Zdenek Rykr (26 October 1900 – 15 January 1940) was a Czech painter, illustrator, journalist and theatre designer.

==Life==
Zdenek Rykr was born in the Chotěboř train station. When he was seven his family moved to Kolín, where his father, a railway inspector, had been transferred. This is where he spent his childhood and student years. After graduating from the grammar school he was not accepted to the Academy of Fine Arts in Prague, and so he chose to study Art History and Classical archaeology at the faculty of philosophy, where he completed a doctorate in 1924. Despite the knowledge he accumulated during his studies, his artistic abilities were self-taught. At the beginning his artwork is mostly paintings, and subsequently evolves into graphic design.

==Work==
In 1925, Rykr illustrated Emil Vachek's Bidýlko, and from 1925 to 1927 he was a theatre designer at the National Theatre (Prague). In parallel, he worked as a graphic designer for advertising, for example for the Bata company. His designs for the Maršner chocolate company, for which he created the blue Orion star for the Kofila chocolate wrapper, are still famous today. He also created designs for the Kolín oil refinery, Kulík coffee, Čedok and Škoda Auto.

His art gradually strayed from the realism of his early paintings, and from the 1930s he focused on the creation of assemblages and collages, which foreshadowed the styles of the 1960s. He got inspired by his numerous travels across the globe, and was strongly influenced by Surrealism and Oriental Calligraphy.
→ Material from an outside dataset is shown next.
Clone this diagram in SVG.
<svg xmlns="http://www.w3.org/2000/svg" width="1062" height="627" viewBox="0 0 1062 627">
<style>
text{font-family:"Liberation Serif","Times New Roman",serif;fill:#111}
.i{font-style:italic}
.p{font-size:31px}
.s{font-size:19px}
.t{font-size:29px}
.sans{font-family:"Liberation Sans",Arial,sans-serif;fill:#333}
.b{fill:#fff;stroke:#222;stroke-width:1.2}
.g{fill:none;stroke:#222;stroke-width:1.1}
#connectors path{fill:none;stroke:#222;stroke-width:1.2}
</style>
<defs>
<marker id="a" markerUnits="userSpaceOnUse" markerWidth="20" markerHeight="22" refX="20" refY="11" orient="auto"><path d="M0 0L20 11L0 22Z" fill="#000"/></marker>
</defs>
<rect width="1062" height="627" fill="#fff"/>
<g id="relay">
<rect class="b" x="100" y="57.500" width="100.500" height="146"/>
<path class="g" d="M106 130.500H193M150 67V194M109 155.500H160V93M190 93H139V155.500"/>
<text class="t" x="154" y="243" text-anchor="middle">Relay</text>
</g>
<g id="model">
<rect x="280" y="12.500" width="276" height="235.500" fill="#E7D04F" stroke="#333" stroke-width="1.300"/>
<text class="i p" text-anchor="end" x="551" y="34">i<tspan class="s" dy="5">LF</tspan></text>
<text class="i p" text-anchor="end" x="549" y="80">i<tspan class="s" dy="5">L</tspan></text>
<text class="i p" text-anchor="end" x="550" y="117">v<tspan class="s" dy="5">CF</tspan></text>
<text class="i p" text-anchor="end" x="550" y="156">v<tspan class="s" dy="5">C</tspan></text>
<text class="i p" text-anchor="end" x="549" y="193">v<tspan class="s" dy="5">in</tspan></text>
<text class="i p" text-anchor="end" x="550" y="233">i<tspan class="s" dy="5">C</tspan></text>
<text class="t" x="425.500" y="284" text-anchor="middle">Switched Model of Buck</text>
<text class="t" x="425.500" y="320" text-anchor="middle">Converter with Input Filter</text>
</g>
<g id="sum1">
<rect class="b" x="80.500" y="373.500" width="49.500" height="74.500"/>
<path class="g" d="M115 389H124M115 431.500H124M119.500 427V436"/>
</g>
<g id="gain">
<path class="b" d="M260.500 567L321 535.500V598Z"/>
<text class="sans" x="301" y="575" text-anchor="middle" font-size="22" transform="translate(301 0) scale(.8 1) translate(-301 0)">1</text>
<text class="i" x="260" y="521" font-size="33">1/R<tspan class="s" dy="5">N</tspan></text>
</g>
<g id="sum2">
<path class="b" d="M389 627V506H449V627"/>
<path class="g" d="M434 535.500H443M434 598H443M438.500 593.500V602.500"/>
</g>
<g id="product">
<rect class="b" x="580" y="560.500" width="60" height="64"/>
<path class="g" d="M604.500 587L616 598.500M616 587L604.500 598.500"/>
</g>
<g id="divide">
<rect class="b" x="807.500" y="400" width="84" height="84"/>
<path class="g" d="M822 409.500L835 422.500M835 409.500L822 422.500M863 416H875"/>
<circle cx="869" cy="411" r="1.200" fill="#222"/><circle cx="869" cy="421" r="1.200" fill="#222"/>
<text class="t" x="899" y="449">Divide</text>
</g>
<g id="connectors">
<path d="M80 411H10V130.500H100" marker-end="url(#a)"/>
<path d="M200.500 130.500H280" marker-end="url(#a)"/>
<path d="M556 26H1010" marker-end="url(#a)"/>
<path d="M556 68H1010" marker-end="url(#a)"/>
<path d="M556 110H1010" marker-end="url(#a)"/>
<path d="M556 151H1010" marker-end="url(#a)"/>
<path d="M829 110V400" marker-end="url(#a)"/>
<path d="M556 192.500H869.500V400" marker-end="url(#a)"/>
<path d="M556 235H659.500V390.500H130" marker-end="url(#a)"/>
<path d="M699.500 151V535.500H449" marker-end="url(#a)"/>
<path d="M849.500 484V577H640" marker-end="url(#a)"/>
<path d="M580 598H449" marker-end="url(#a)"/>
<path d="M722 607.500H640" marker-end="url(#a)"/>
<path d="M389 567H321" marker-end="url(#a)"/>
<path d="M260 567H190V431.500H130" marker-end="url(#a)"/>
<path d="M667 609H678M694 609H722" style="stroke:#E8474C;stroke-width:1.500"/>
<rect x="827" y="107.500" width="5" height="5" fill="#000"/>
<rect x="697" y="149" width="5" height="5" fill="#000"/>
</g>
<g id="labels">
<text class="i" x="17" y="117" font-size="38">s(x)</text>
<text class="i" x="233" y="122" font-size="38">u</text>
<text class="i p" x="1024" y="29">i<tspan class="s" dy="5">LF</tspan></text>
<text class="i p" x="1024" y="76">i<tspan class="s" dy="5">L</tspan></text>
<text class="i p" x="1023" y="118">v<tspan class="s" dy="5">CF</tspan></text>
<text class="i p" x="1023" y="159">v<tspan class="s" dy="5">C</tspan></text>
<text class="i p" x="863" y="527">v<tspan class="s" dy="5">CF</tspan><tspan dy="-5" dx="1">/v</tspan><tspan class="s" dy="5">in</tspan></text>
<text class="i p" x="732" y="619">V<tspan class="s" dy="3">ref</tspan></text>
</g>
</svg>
In the 1920s, he also worked as a journalist, contributed to the creation of the satiric magazine Trh, authored pamphlets, and in 1930–1931, edited the magazine Domov a svět. His pointed criticism and controversial opinions made him an unpopular figure in the 1920s and 30s. He is associated with the Devětsil generation of avant-garde artists rather as an outsider or lone wolf. He tried on many styles, which he quickly discarded as worthless. His generation saw him as a disjointed eclectic or as the dark conscience of the avant-garde.

At first, he exhibited as a guest with the Tvrdošíjní group of painters, and later had several solo shows and even exhibited his work at the Société des Artistes Indépendants Salon des indépendants in Paris, where unlike in his native country it was a great success.
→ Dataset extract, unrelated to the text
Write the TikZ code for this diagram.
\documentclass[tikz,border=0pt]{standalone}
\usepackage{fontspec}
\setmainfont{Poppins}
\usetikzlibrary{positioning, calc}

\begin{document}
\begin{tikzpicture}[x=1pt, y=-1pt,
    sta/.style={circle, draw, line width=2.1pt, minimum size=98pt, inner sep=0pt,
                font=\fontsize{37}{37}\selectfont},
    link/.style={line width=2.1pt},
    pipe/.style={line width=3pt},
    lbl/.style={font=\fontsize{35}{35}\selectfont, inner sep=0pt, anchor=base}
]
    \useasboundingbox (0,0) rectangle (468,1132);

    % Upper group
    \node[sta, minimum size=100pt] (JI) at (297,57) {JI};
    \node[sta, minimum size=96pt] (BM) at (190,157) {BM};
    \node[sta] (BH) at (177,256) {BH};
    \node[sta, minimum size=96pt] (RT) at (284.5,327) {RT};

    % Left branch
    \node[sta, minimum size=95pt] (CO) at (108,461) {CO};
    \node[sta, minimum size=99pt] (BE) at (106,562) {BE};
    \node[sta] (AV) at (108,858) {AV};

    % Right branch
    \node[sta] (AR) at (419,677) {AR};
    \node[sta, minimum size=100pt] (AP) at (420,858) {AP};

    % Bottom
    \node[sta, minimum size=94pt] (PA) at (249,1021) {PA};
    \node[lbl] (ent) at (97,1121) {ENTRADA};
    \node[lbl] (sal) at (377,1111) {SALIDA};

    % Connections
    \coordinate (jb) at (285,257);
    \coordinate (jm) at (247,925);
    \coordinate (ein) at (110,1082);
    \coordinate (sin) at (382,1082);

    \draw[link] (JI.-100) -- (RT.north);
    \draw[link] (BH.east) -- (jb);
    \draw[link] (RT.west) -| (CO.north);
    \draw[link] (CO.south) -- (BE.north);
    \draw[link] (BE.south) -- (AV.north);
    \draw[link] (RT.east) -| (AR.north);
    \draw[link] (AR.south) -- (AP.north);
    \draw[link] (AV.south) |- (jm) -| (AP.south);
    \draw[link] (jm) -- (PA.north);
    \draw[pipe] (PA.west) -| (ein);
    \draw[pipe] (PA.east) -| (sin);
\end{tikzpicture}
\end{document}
To avoid the Gestapo he took his own life by throwing himself under a train in the Barrandov section of Prague on 15 January 1940.
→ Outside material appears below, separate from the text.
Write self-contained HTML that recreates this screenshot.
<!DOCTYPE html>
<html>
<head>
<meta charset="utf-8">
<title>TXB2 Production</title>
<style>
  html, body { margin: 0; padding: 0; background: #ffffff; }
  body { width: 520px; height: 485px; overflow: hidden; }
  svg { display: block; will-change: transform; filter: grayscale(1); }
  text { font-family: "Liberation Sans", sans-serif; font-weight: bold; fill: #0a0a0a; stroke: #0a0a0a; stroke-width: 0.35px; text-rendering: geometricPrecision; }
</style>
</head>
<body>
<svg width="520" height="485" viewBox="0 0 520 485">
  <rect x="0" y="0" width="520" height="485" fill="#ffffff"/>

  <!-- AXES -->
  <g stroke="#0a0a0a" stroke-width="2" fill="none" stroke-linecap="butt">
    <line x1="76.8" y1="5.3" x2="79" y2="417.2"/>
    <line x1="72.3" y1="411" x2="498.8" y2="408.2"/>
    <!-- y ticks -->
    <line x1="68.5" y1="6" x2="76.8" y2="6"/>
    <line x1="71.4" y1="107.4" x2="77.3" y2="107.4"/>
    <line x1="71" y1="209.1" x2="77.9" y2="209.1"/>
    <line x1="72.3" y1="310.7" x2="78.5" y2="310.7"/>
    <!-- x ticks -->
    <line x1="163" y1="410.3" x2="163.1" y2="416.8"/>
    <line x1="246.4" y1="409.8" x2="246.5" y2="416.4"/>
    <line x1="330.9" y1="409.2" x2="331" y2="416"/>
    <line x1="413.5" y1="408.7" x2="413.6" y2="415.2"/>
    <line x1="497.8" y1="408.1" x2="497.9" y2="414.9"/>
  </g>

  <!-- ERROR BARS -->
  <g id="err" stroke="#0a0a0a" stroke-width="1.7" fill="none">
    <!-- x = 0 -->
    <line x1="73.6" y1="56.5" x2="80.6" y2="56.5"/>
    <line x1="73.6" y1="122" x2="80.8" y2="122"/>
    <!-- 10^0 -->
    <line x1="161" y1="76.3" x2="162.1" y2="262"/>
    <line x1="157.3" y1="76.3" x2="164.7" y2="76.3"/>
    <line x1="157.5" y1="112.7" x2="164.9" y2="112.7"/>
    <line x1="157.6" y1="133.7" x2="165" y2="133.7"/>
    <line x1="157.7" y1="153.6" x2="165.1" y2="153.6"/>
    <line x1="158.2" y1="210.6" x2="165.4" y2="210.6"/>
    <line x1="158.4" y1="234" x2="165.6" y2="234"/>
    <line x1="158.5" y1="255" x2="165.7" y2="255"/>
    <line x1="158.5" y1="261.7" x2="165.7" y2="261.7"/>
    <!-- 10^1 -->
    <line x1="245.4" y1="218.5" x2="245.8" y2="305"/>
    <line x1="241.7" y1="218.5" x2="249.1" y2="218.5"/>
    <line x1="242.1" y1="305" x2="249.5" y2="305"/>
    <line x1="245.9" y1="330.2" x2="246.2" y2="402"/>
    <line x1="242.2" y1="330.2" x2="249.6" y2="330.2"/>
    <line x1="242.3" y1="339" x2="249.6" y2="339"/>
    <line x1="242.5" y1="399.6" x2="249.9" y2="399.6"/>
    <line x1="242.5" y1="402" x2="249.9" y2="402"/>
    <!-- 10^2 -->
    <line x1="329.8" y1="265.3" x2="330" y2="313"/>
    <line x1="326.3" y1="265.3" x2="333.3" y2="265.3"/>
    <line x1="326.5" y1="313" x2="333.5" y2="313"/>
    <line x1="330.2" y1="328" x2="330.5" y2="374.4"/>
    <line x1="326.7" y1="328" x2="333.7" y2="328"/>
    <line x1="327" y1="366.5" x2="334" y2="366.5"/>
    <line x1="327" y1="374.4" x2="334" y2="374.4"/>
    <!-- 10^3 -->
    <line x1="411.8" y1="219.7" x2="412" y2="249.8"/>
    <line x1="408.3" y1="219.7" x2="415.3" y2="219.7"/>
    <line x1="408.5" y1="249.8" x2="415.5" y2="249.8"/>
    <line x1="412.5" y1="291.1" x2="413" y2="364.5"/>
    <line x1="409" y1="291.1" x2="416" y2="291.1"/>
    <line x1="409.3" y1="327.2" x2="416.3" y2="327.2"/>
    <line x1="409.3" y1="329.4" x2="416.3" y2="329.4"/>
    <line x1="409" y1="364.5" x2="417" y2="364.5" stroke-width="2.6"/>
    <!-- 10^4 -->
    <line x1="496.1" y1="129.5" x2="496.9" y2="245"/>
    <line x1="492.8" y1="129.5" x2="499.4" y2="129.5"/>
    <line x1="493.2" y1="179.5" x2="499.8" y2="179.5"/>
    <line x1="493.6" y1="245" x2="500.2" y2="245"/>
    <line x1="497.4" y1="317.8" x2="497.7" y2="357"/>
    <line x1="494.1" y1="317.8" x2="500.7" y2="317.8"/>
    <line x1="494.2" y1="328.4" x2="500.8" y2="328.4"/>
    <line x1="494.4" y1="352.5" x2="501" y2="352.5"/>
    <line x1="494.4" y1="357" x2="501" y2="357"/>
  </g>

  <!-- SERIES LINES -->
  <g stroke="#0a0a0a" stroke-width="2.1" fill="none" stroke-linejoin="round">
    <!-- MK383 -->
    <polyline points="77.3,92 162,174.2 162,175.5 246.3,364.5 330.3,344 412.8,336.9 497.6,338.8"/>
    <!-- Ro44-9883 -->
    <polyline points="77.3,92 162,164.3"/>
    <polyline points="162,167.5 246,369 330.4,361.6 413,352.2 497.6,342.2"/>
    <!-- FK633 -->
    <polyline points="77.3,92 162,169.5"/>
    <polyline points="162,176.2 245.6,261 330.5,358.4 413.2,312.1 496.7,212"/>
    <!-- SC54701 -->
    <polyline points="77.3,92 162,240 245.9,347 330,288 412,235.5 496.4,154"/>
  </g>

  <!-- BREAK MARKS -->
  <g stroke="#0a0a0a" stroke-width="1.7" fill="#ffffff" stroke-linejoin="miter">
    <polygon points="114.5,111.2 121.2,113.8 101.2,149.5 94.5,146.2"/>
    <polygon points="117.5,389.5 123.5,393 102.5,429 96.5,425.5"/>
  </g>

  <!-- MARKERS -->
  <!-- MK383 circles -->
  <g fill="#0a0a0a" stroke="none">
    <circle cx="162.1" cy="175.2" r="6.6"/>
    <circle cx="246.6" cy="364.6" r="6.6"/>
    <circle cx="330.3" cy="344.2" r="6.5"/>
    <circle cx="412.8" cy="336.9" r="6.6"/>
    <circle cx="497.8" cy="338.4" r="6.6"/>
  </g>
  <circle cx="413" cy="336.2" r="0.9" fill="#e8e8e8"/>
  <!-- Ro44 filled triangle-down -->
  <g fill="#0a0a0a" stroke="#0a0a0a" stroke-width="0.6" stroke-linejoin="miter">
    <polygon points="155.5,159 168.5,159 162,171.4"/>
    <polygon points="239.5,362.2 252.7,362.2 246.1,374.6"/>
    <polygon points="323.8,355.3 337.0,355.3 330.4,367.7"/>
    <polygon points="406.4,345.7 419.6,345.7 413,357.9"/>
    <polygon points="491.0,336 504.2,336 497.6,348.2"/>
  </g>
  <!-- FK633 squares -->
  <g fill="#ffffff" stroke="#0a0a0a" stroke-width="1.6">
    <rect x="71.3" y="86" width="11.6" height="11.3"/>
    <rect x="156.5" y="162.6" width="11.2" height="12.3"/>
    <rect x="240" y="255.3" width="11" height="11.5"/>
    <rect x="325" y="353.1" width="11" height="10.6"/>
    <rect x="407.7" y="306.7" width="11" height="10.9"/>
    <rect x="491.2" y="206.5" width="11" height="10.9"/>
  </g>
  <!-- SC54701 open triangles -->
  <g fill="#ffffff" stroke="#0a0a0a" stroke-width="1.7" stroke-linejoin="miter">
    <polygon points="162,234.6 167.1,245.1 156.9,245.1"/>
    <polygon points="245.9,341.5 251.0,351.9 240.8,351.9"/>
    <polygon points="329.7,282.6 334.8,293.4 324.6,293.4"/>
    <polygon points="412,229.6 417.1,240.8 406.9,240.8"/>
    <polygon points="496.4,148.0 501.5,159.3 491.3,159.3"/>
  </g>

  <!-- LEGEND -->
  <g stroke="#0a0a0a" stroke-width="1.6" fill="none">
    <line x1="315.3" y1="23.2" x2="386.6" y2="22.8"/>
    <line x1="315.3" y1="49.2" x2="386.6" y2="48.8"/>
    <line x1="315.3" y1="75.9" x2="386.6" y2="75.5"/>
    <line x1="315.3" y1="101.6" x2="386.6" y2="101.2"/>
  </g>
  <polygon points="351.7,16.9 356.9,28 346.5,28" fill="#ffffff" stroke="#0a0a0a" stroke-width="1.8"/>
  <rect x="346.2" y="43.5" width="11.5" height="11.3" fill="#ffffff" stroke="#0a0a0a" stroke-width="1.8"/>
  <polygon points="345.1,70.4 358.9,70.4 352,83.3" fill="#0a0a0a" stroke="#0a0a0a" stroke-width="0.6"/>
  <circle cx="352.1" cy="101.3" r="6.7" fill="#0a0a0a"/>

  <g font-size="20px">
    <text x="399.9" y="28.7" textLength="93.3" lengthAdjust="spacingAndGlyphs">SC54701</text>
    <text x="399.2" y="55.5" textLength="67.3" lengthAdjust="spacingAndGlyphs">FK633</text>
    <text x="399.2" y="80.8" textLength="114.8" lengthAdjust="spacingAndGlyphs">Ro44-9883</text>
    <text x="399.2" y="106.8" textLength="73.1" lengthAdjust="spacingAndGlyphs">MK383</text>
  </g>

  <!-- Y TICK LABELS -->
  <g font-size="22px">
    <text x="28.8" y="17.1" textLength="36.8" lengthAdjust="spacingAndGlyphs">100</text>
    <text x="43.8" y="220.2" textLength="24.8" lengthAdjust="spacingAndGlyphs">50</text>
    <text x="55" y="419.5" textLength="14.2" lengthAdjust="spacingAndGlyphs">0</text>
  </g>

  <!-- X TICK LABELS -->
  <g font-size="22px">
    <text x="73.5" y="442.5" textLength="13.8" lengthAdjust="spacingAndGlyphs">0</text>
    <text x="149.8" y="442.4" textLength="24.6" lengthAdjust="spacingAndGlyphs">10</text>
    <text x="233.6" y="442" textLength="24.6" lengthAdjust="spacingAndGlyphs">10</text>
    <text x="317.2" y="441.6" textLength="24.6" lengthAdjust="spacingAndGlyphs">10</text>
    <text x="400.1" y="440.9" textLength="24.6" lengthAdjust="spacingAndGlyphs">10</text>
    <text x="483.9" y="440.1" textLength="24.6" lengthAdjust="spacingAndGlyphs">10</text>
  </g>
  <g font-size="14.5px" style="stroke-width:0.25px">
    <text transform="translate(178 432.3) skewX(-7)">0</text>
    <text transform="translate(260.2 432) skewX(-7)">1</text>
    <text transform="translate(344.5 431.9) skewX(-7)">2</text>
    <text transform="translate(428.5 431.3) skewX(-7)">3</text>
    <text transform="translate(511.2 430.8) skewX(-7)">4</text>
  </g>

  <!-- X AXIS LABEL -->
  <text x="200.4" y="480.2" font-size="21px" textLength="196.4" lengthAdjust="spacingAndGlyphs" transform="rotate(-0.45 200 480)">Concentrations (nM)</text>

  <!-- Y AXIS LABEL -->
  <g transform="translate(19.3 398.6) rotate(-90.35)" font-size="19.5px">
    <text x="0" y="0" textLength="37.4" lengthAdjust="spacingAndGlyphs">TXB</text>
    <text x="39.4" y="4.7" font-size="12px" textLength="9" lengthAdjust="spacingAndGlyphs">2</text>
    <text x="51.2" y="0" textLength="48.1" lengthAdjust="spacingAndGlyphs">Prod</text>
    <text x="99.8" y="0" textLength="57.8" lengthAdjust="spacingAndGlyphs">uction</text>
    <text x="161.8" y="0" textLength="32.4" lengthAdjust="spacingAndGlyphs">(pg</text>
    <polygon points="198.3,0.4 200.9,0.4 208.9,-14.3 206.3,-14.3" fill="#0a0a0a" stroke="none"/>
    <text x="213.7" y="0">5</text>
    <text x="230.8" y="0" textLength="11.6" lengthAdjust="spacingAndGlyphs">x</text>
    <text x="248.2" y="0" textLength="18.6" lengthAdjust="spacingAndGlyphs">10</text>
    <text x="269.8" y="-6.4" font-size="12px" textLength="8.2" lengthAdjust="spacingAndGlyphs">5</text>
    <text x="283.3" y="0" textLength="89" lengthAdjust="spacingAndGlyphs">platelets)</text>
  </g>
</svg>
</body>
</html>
His wife, Milada Součková (1898–1983) was a Czech writer, literary historian, and diplomat, known for introducing Modernist techniques to Czech literature.

==Bibliography==
1. LAHODA, Vojtěch. Zdenek Rykr 1900-1940. Praha : Galerie hlavního města Prahy, 2000. 377 s. ISBN 80-7010-077-X (in Czech).
2. URBAN, Jiří. Zdenek Rykr : Výběr z malířského díla. Roudnice nad Labem : Galerie Roudnice nad Labem, 1983. 24 s.